**SHORT EXERCISE**. In your copy, repeat the records exactly and leave out the pictures.

**PROVIDED RECORDS**.

----

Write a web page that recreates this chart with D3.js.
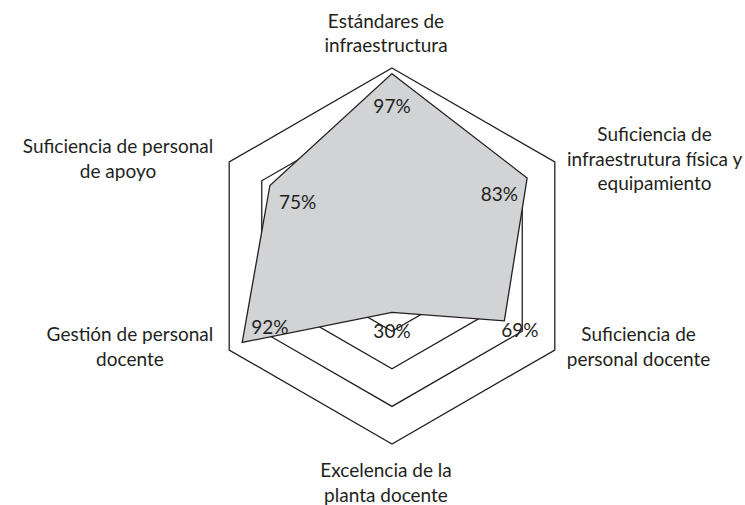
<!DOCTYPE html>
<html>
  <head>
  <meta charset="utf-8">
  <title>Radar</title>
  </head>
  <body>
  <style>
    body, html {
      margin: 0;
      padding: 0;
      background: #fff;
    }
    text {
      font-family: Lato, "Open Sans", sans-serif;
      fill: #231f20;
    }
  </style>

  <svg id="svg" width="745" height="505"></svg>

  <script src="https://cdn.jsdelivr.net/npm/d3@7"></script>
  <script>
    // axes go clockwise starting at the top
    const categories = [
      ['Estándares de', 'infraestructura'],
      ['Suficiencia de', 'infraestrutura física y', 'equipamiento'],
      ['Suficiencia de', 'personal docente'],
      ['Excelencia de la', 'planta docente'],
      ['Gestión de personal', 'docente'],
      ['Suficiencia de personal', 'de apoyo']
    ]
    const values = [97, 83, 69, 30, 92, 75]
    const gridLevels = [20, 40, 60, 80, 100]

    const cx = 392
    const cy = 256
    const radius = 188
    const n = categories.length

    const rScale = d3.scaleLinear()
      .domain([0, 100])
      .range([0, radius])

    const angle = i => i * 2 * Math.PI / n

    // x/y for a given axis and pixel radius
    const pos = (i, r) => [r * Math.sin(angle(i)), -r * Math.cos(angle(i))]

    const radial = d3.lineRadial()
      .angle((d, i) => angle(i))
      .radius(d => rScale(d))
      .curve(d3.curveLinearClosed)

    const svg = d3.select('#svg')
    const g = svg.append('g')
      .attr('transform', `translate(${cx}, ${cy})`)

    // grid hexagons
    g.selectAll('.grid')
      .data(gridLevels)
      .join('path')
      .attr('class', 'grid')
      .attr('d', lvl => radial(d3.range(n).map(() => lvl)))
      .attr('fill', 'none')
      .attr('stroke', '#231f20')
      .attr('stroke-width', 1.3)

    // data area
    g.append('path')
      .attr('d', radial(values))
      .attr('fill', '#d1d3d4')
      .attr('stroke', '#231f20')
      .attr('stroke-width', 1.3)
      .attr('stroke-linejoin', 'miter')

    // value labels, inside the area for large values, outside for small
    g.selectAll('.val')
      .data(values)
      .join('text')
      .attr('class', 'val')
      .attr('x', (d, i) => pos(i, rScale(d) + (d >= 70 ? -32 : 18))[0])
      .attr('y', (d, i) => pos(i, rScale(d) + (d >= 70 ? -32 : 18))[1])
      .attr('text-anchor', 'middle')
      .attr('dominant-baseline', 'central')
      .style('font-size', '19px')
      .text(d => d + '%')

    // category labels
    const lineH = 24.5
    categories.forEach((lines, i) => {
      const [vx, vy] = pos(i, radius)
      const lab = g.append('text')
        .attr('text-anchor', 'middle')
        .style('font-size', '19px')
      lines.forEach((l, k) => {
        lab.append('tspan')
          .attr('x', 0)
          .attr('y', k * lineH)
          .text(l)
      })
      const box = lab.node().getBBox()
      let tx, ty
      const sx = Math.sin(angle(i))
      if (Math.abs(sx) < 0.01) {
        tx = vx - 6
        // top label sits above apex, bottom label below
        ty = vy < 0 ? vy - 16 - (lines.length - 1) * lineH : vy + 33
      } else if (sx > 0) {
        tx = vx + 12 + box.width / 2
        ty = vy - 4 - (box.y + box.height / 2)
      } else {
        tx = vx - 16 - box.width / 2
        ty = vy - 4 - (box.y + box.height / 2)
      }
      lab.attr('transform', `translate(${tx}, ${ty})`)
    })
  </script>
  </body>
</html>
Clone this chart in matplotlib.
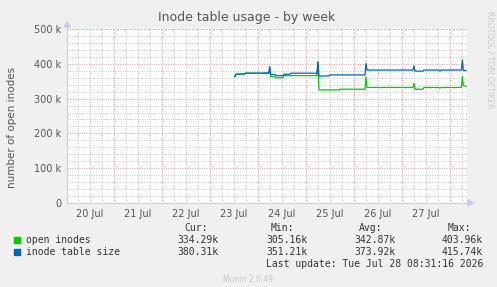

----

**ANSWER TO THIS EXERCISE**.
Write a web page that recreates this chart with D3.js.
<!DOCTYPE html>
<html>
  <head>
  <meta charset="utf-8">
  <title>Radar</title>
  </head>
  <body>
  <style>
    body, html {
      margin: 0;
      padding: 0;
      background: #fff;
    }
    text {
      font-family: Lato, "Open Sans", sans-serif;
      fill: #231f20;
    }
  </style>

  <svg id="svg" width="745" height="505"></svg>

  <script src="https://cdn.jsdelivr.net/npm/d3@7"></script>
  <script>
    // axes go clockwise starting at the top
    const categories = [
      ['Estándares de', 'infraestructura'],
      ['Suficiencia de', 'infraestrutura física y', 'equipamiento'],
      ['Suficiencia de', 'personal docente'],
      ['Excelencia de la', 'planta docente'],
      ['Gestión de personal', 'docente'],
      ['Suficiencia de personal', 'de apoyo']
    ]
    const values = [97, 83, 69, 30, 92, 75]
    const gridLevels = [20, 40, 60, 80, 100]

    const cx = 392
    const cy = 256
    const radius = 188
    const n = categories.length

    const rScale = d3.scaleLinear()
      .domain([0, 100])
      .range([0, radius])

    const angle = i => i * 2 * Math.PI / n

    // x/y for a given axis and pixel radius
    const pos = (i, r) => [r * Math.sin(angle(i)), -r * Math.cos(angle(i))]

    const radial = d3.lineRadial()
      .angle((d, i) => angle(i))
      .radius(d => rScale(d))
      .curve(d3.curveLinearClosed)

    const svg = d3.select('#svg')
    const g = svg.append('g')
      .attr('transform', `translate(${cx}, ${cy})`)

    // grid hexagons
    g.selectAll('.grid')
      .data(gridLevels)
      .join('path')
      .attr('class', 'grid')
      .attr('d', lvl => radial(d3.range(n).map(() => lvl)))
      .attr('fill', 'none')
      .attr('stroke', '#231f20')
      .attr('stroke-width', 1.3)

    // data area
    g.append('path')
      .attr('d', radial(values))
      .attr('fill', '#d1d3d4')
      .attr('stroke', '#231f20')
      .attr('stroke-width', 1.3)
      .attr('stroke-linejoin', 'miter')

    // value labels, inside the area for large values, outside for small
    g.selectAll('.val')
      .data(values)
      .join('text')
      .attr('class', 'val')
      .attr('x', (d, i) => pos(i, rScale(d) + (d >= 70 ? -32 : 18))[0])
      .attr('y', (d, i) => pos(i, rScale(d) + (d >= 70 ? -32 : 18))[1])
      .attr('text-anchor', 'middle')
      .attr('dominant-baseline', 'central')
      .style('font-size', '19px')
      .text(d => d + '%')

    // category labels
    const lineH = 24.5
    categories.forEach((lines, i) => {
      const [vx, vy] = pos(i, radius)
      const lab = g.append('text')
        .attr('text-anchor', 'middle')
        .style('font-size', '19px')
      lines.forEach((l, k) => {
        lab.append('tspan')
          .attr('x', 0)
          .attr('y', k * lineH)
          .text(l)
      })
      const box = lab.node().getBBox()
      let tx, ty
      const sx = Math.sin(angle(i))
      if (Math.abs(sx) < 0.01) {
        tx = vx - 6
        // top label sits above apex, bottom label below
        ty = vy < 0 ? vy - 16 - (lines.length - 1) * lineH : vy + 33
      } else if (sx > 0) {
        tx = vx + 12 + box.width / 2
        ty = vy - 4 - (box.y + box.height / 2)
      } else {
        tx = vx - 16 - box.width / 2
        ty = vy - 4 - (box.y + box.height / 2)
      }
      lab.attr('transform', `translate(${tx}, ${ty})`)
    })
  </script>
  </body>
</html>
Clone this chart in matplotlib.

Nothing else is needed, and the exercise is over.